Zwar schätzt auch Greenpeace-Chemiker Herwig Schuster eine Kontamination der Quelle Krappfeld als gering ein, doch einfach davon auszugehen, es sei alles in Ordnung sei falsch. „Die Behörde sollte hier auf Nummer sicher gehen und Beprobungen durchführen, die über die üblichen Vorlagen der Trinkwasserverordnung hinausgehen“, sagt Schuster. Sollten die Behörden dies nicht veranlassen werde Greenpeace eine Testreihe in Auftrag geben.

Seit vielen Jahren gilt in der Gurk ein Fischereiverbot, weil das Wasser kontaminiert ist. Auf die Idee das Trinkwasser in der Folge auf HCB-D zu untersuchen ist jedoch niemand gekommen. „Rein rechtlich muss der Wasserversorger auf die Qualität seines Wassers achten“, so Schuster von Greenpeace und kritisiert auch den Informationsfluss an die Öffentlichkeit seit 2014. „Spätestens da hätte man etwas sagen müssen.“ Für den Greenpeace Umweltexperten Schuster sei es jetzt ein Muss sich „alle Wasserentnahmestellen nach Brückl genau anzusehen.“

Die Umweltabteilung des Landes betont, dass sich die HCB-D Belastung nur im Nahbereich südlich der Donau Chemie befinde.

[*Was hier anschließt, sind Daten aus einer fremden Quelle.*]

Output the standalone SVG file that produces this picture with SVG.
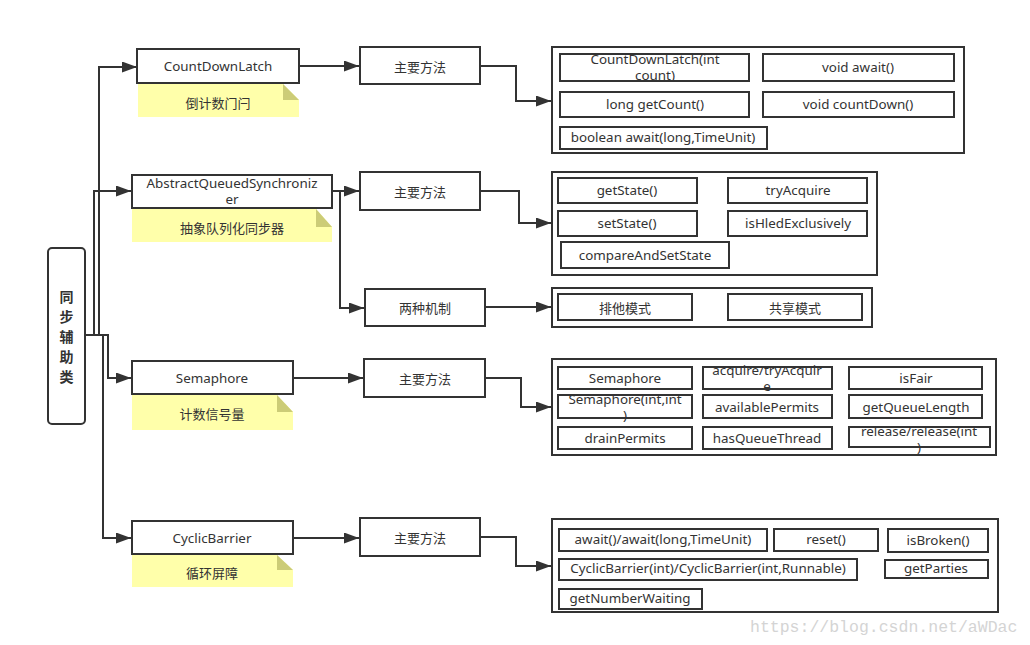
<svg xmlns="http://www.w3.org/2000/svg" width="1030" height="645" viewBox="0 0 1030 645">
<defs>
<marker id="arr" markerUnits="userSpaceOnUse" markerWidth="16" markerHeight="12" refX="15" refY="5.5" orient="auto">
<path d="M0,0 L15,5.5 L0,11 z" fill="#333"/>
</marker>
<style>
.box{fill:#fff;stroke:#333;stroke-width:2}
.t{font-family:"Noto Sans","Noto Sans CJK SC",sans-serif;font-size:13.4px;fill:#333;text-anchor:middle;dominant-baseline:central}
.c{font-family:"Noto Sans CJK SC","Noto Sans",sans-serif;font-size:13px;fill:#333;text-anchor:middle;dominant-baseline:central}
.note{fill:#ffffaa}
.fold{fill:#cccc77}
.ln{fill:none;stroke:#333;stroke-width:2}
.wm{font-family:"Liberation Mono",monospace;font-size:16.5px;fill:#d4d4d4}
</style>
</defs>
<rect width="1030" height="645" fill="#fff"/>

<g id="connectors">
<path class="ln" d="M85,335 H99 V67 H137" marker-end="url(#arr)"/>
<path class="ln" d="M85,335 H94 V191 H131" marker-end="url(#arr)"/>
<path class="ln" d="M85,335 H108 V378 H131" marker-end="url(#arr)"/>
<path class="ln" d="M85,335 H103 V538 H131" marker-end="url(#arr)"/>
<path class="ln" d="M299,66 H359" marker-end="url(#arr)"/>
<path class="ln" d="M480,66 H516 V101 H551" marker-end="url(#arr)"/>
<path class="ln" d="M332,191 H359" marker-end="url(#arr)"/>
<path class="ln" d="M340,191 V308 H364" marker-end="url(#arr)"/>
<path class="ln" d="M480,191 H519 V223 H551" marker-end="url(#arr)"/>
<path class="ln" d="M485,307 H551" marker-end="url(#arr)"/>
<path class="ln" d="M293,378 H363" marker-end="url(#arr)"/>
<path class="ln" d="M485,378 H521 V407 H551" marker-end="url(#arr)"/>
<path class="ln" d="M293,538 H359" marker-end="url(#arr)"/>
<path class="ln" d="M480,537 H516 V566 H551" marker-end="url(#arr)"/>
</g>

<g id="root">
<rect class="box" x="48" y="248" width="37" height="176" rx="4"/>
<text class="c" x="66.5" y="296" style="font-weight:bold;font-size:14px">同</text>
<text class="c" x="66.5" y="316" style="font-weight:bold;font-size:14px">步</text>
<text class="c" x="66.5" y="336" style="font-weight:bold;font-size:14px">辅</text>
<text class="c" x="66.5" y="356" style="font-weight:bold;font-size:14px">助</text>
<text class="c" x="66.5" y="376" style="font-weight:bold;font-size:14px">类</text>
</g>

<g id="countdownlatch">
<rect class="box" x="137" y="49" width="162" height="34"/>
<text class="t" x="218" y="66">CountDownLatch</text>
</g>
<g id="note-cdl">
<path class="note" d="M138,84 H283 L299,100 V117 H138 z"/>
<path class="fold" d="M283,84 V100 H299 z"/>
<text class="c" x="218" y="102">倒计数门闩</text>
</g>
<g id="cdl-methods-label">
<rect class="box" x="360" y="47" width="120" height="37"/>
<text class="c" x="420" y="66">主要方法</text>
</g>
<g id="cdl-methods">
<rect class="box" x="552" y="47" width="412" height="106"/>
<rect class="box" x="560" y="54" width="189" height="27"/>
<text class="t" x="655" y="59">CountDownLatch(int</text>
<text class="t" x="655" y="75">count)</text>
<rect class="box" x="763" y="54" width="191" height="27"/>
<text class="t" x="858" y="67">void await()</text>
<rect class="box" x="560" y="92" width="189" height="25"/>
<text class="t" x="655" y="104">long getCount()</text>
<rect class="box" x="763" y="92" width="191" height="25"/>
<text class="t" x="858" y="104">void countDown()</text>
<rect class="box" x="560" y="127" width="207" height="22"/>
<text class="t" x="663" y="137">boolean await(long,TimeUnit)</text>
</g>

<g id="aqs">
<rect class="box" x="132" y="175" width="200" height="33"/>
<text class="t" x="232" y="183">AbstractQueuedSynchroniz</text>
<text class="t" x="232" y="199">er</text>
</g>
<g id="note-aqs">
<path class="note" d="M132,209 H316 L332,227 V242 H132 z"/>
<path class="fold" d="M316,209 V227 H332 z"/>
<text class="c" x="232" y="227">抽象队列化同步器</text>
</g>
<g id="aqs-methods-label">
<rect class="box" x="360" y="172" width="120" height="38"/>
<text class="c" x="420" y="191">主要方法</text>
</g>
<g id="aqs-methods">
<rect class="box" x="552" y="172" width="325" height="103"/>
<rect class="box" x="558" y="178" width="139" height="25"/>
<text class="t" x="627" y="190">getState()</text>
<rect class="box" x="728" y="178" width="139" height="25"/>
<text class="t" x="798" y="190">tryAcquire</text>
<rect class="box" x="558" y="211" width="139" height="25"/>
<text class="t" x="627" y="223">setState()</text>
<rect class="box" x="728" y="211" width="139" height="25"/>
<text class="t" x="798" y="223">isHledExclusively</text>
<rect class="box" x="561" y="242" width="168" height="26"/>
<text class="t" x="645" y="255">compareAndSetState</text>
</g>
<g id="aqs-modes-label">
<rect class="box" x="365" y="289" width="120" height="37"/>
<text class="c" x="425" y="307">两种机制</text>
</g>
<g id="aqs-modes">
<rect class="box" x="552" y="288" width="320" height="39"/>
<rect class="box" x="558" y="294" width="134" height="26"/>
<text class="c" x="625" y="307">排他模式</text>
<rect class="box" x="728" y="294" width="134" height="26"/>
<text class="c" x="795" y="307">共享模式</text>
</g>

<g id="semaphore">
<rect class="box" x="132" y="361" width="161" height="33"/>
<text class="t" x="212" y="378">Semaphore</text>
</g>
<g id="note-sem">
<path class="note" d="M132,395 H277 L293,412 V430 H132 z"/>
<path class="fold" d="M277,395 V412 H293 z"/>
<text class="c" x="212" y="413">计数信号量</text>
</g>
<g id="sem-methods-label">
<rect class="box" x="364" y="359" width="121" height="38"/>
<text class="c" x="425" y="378">主要方法</text>
</g>
<g id="sem-methods">
<rect class="box" x="552" y="359" width="444" height="96"/>
<rect class="box" x="558" y="367" width="134" height="22"/>
<text class="t" x="625" y="378">Semaphore</text>
<rect class="box" x="703" y="367" width="129" height="22"/>
<text class="t" x="767" y="370">acquire/tryAcquir</text>
<text class="t" x="767" y="386">e</text>
<rect class="box" x="849" y="367" width="133" height="22"/>
<text class="t" x="916" y="378">isFair</text>
<rect class="box" x="558" y="395" width="134" height="23"/>
<text class="t" x="625" y="399">Semaphore(int,int</text>
<text class="t" x="625" y="415">)</text>
<rect class="box" x="703" y="395" width="129" height="23"/>
<text class="t" x="767" y="407">availablePermits</text>
<rect class="box" x="849" y="395" width="133" height="23"/>
<text class="t" x="916" y="407">getQueueLength</text>
<rect class="box" x="558" y="427" width="134" height="22"/>
<text class="t" x="625" y="438">drainPermits</text>
<rect class="box" x="703" y="427" width="129" height="22"/>
<text class="t" x="767" y="438">hasQueueThread</text>
<rect class="box" x="849" y="427" width="141" height="20"/>
<text class="t" x="919" y="431">release/release(int</text>
<text class="t" x="919" y="447">)</text>
</g>

<g id="cyclicbarrier">
<rect class="box" x="132" y="521" width="161" height="33"/>
<text class="t" x="212" y="538">CyclicBarrier</text>
</g>
<g id="note-cb">
<path class="note" d="M132,555 H277 L293,570 V587 H132 z"/>
<path class="fold" d="M277,555 V570 H293 z"/>
<text class="c" x="212" y="572">循环屏障</text>
</g>
<g id="cb-methods-label">
<rect class="box" x="360" y="518" width="120" height="38"/>
<text class="c" x="420" y="537">主要方法</text>
</g>
<g id="cb-methods">
<rect class="box" x="552" y="519" width="446" height="93"/>
<rect class="box" x="559" y="529" width="208" height="22"/>
<text class="t" x="663" y="539">await()/await(long,TimeUnit)</text>
<rect class="box" x="774" y="529" width="104" height="22"/>
<text class="t" x="826" y="539">reset()</text>
<rect class="box" x="888" y="529" width="100" height="23"/>
<text class="t" x="938" y="540">isBroken()</text>
<rect class="box" x="559" y="559" width="298" height="21"/>
<text class="t" x="708" y="568">CyclicBarrier(int)/CyclicBarrier(int,Runnable)</text>
<rect class="box" x="885" y="560" width="103" height="18"/>
<text class="t" x="936" y="568">getParties</text>
<rect class="box" x="559" y="589" width="143" height="20"/>
<text class="t" x="630" y="598">getNumberWaiting</text>
</g>

<text class="wm" x="750" y="632">https://blog.csdn.net/aWDac</text>
</svg>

Zudem gebe es seit Februar 2015 ein Sondermonitoring der Gurk. Seit der HCB-D Skandal 2014 begann, wurden zwischen Brückl und Klagenfurt 26 Grundwasserstellen auf HCB-D getestet. Insgesamt wurden an vier Stellen HCB-D Konzentrationen nachgewiesen. Neben dem Brunnen Rain auch an einer weiteren Messstelle in der Gurk. Die beiden anderen positiven Proben kamen von zwei Hausbrunnen.

Auch im Hinblick der EU-Wasserrahmenrichtlinie und der Deutschen Trinkwasserverordnung sieht Schuster eine Forcierung des Problems.“HCB-D steht nicht in dieser Verordnung. Das Trinkwasser wird daher auch nicht auf diesen Stoff geprüft“, so Schuster und versucht gleichzeitig die Verbraucher zu beruhigen. „Der Brunnen (Rain) war einer von mehreren, der die Trinkwasserversorgung Klagenfurts gespeist hat. Durch die Verdünnung halte ich die Gefährdung für die Bevölkerung für sehr, sehr gering.“ Es fragt sich jetzt nur wie belastet die Quelle Krappfeld und andere Brunnen sind.